What is needed — Out of the lines below, please list those that hold the string "document".

━━━━━━━━━━━━━━━━━━━━

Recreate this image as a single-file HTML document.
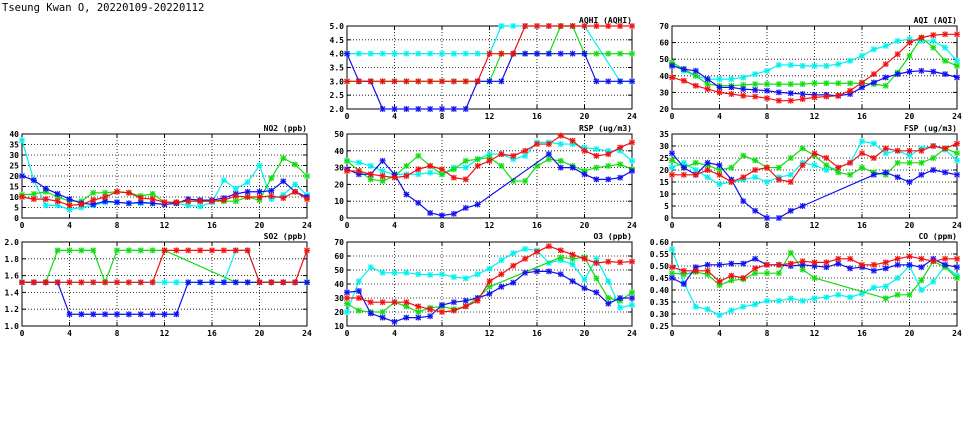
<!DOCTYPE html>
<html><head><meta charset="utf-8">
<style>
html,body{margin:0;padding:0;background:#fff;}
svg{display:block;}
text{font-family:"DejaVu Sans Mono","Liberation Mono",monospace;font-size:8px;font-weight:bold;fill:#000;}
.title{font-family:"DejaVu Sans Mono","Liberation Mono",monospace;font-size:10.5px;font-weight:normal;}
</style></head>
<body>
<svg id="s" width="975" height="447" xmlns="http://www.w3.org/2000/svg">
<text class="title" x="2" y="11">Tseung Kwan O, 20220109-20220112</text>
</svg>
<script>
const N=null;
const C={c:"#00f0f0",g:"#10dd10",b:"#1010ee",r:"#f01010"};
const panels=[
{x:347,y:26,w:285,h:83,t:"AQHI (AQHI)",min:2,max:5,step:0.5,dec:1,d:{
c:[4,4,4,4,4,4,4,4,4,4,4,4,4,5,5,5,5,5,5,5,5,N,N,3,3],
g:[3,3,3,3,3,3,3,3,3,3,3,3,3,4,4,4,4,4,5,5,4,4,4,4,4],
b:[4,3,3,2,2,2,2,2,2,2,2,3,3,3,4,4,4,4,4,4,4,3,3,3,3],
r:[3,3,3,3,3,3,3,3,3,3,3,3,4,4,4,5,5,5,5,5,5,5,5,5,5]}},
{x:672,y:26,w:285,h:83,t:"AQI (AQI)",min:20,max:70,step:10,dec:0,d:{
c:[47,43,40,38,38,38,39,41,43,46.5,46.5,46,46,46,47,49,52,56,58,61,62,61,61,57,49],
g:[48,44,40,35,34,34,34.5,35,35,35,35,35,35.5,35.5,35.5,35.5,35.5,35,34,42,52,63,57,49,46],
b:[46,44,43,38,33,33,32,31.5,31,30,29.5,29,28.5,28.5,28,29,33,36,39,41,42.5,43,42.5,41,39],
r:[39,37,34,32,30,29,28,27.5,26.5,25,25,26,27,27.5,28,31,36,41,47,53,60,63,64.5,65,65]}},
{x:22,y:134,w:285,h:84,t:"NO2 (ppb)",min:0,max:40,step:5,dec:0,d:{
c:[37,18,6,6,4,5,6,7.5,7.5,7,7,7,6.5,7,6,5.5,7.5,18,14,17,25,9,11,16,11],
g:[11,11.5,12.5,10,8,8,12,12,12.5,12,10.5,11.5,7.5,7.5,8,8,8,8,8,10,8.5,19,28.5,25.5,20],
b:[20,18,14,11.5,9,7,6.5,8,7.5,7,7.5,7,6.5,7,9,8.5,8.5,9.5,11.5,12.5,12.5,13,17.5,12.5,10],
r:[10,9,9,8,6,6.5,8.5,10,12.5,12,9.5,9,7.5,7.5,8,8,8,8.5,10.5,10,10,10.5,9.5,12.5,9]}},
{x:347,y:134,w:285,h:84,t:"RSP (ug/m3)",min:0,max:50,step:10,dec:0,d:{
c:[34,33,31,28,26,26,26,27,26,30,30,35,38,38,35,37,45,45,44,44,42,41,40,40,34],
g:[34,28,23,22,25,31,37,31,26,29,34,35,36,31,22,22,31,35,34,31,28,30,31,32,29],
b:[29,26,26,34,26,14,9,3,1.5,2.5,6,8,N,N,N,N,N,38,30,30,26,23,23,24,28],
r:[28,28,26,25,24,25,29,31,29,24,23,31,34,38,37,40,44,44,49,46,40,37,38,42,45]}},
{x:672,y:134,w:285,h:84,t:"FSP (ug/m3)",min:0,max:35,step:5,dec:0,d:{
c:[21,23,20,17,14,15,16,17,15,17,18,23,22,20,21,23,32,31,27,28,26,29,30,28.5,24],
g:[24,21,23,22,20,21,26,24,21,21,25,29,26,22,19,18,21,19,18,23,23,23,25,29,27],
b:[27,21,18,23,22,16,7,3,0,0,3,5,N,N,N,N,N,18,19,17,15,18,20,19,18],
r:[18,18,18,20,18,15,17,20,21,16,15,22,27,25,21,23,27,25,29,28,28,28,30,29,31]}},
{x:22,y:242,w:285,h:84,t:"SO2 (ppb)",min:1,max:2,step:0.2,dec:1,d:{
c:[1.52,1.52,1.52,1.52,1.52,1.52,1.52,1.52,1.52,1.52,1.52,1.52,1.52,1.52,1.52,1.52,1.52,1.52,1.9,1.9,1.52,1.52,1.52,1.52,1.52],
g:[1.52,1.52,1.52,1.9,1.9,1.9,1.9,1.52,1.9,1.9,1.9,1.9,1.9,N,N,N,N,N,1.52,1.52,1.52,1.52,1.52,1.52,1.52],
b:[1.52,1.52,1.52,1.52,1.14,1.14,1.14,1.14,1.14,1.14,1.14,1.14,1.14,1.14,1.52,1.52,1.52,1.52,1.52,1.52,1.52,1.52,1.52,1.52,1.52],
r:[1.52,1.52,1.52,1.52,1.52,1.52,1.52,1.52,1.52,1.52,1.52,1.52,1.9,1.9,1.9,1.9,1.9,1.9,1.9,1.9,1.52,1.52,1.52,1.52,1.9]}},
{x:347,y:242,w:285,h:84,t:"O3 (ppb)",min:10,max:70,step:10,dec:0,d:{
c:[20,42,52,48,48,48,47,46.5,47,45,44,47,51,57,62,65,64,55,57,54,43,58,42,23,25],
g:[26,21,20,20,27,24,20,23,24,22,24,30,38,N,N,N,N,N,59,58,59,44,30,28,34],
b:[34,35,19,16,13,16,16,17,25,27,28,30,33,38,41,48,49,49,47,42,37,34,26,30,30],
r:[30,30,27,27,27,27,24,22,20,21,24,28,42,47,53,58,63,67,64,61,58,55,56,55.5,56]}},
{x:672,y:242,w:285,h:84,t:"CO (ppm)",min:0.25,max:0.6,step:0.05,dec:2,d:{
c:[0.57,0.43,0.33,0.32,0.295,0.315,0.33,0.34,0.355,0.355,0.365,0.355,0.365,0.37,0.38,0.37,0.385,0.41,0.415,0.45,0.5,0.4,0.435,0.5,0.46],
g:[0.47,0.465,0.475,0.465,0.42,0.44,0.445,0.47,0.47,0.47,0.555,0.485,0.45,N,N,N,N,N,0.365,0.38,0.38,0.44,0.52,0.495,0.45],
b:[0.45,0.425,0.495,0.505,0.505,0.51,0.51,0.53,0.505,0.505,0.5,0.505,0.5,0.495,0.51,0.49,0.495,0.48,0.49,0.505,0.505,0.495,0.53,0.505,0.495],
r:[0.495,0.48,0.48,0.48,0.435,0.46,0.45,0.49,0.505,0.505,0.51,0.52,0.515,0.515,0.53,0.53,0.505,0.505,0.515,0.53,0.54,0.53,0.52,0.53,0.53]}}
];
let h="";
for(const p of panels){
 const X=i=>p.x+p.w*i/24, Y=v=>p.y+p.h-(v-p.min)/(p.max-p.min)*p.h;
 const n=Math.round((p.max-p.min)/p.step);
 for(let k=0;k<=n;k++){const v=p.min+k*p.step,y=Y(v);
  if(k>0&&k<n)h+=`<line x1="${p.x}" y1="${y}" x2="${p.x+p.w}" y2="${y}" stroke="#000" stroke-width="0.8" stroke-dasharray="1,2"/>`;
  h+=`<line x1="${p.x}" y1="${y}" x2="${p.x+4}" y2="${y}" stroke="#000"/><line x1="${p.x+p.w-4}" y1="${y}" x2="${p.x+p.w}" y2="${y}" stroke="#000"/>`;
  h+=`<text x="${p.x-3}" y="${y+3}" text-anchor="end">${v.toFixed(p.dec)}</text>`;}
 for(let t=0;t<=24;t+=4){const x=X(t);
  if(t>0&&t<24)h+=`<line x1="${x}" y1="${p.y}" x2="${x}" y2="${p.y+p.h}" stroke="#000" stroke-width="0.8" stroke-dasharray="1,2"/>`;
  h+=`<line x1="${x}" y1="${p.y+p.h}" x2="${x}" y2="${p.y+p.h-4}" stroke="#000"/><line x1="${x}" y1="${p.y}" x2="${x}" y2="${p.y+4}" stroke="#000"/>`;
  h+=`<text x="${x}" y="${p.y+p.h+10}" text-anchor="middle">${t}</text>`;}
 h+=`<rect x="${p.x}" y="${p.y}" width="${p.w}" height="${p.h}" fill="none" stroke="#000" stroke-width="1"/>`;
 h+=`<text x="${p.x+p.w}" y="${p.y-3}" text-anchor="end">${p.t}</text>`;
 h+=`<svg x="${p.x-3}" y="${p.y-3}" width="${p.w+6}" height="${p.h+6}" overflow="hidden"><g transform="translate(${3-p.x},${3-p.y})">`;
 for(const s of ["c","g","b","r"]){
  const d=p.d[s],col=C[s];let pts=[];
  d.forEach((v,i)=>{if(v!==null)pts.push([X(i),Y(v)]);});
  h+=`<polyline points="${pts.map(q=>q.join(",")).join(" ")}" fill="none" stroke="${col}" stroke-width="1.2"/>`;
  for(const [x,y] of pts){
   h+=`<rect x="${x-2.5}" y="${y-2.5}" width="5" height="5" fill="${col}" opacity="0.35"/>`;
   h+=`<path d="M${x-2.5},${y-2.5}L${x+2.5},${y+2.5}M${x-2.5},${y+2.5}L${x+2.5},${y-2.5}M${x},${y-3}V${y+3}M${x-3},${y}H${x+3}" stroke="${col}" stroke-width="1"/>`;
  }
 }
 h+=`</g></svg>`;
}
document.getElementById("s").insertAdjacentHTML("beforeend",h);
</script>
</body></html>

━━━━━━━━━━━━━━━━━━━━

Written response —
Recreate this image as a single-file HTML document.
document.getElementById("s").insertAdjacentHTML("beforeend",h);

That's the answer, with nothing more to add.